# Chimney flashing job



## sqzdog (Feb 28, 2021)

I just had my roof replaced by a general contractor and I am attaching pictures of the chimney flashing job that was done. I had leaks prior to this so I was really pushing the importance of properly flashing the chimney. I'm not sure what to think.


----------



## roofermann (Jul 7, 2012)

I know what to think. That looks like s*^t. Will it leak? Don't know, but possibly. Maybe the regular flashing guy called in sick that day.


----------



## Richa913 (Jan 2, 2021)

That looks horrible and the reality is, if the finished product is that bad there is a good chance the seal is no good either. It should be redone even if its just for piece of mind because if its lettings water in you could have some major issues in years to come.


----------



## sqzdog (Feb 28, 2021)

roofermann said:


> I know what to think. That looks like s*^t. Will it leak? Don't know, but possibly. Maybe the regular flashing guy called in sick that day.

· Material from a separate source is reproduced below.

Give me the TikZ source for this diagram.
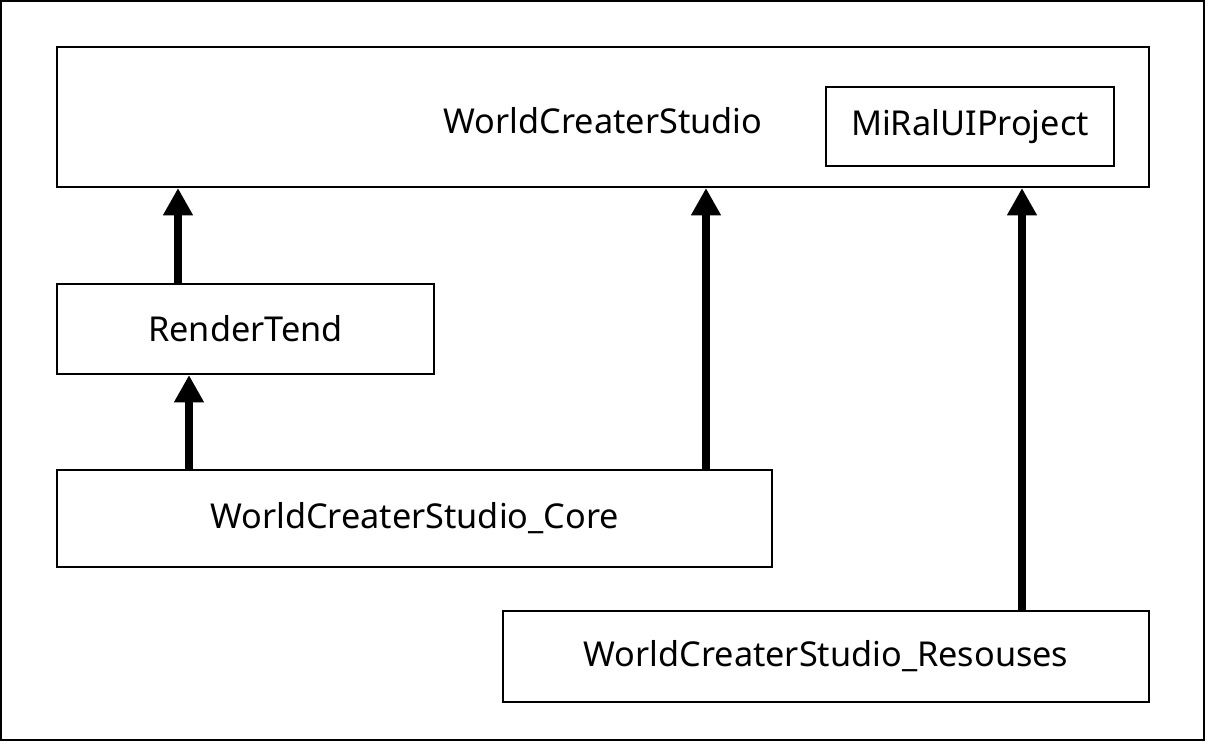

Well, well, well. You were right. First heavy rain and it leaked and destroyed an antique end table. Contractor sent the same guy back out that flashed it originally and he applied Lexel sealant to the seams. 

Today it rained again, and guess what? Roof is leaking. 

I paid a ton of money to have my sunroom remodeled and roof done. I feel like I should hire a professional "flasher" and bill the general contractor. I have a good relationship with the contractor but he obviously has no one on his crew that is skilled in flashing. I can't risk more damage for them to keep applying sealant. 

Thoughts?


----------



## roofermann (Jul 7, 2012)

sqzdog said:


> Well, well, well. You were right. First heavy rain and it leaked and destroyed an antique end table. Contractor sent the same guy back out that flashed it originally and he applied Lexel sealant to the seams.
> 
> Today it rained again, and guess what? Roof is leaking.
> 
> ...


Time to tear out what's there and go back with new, proper flashing installed by somebody that knows what they are doing.


----------



## sqzdog (Feb 28, 2021)

roofermann said:


> Time to tear out what's there and go back with new, proper flashing installed by somebody that knows what they are doing.


Thank you. Looks like that's what he's going to do. He's been very responsive.


----------



## roofermann (Jul 7, 2012)

sqzdog said:


> Thank you. Looks like that's what he's going to do. He's been very responsive.


That's good news, glad you have a contractor willing to address your legitimate complaint. Post some pics of the new please.


----------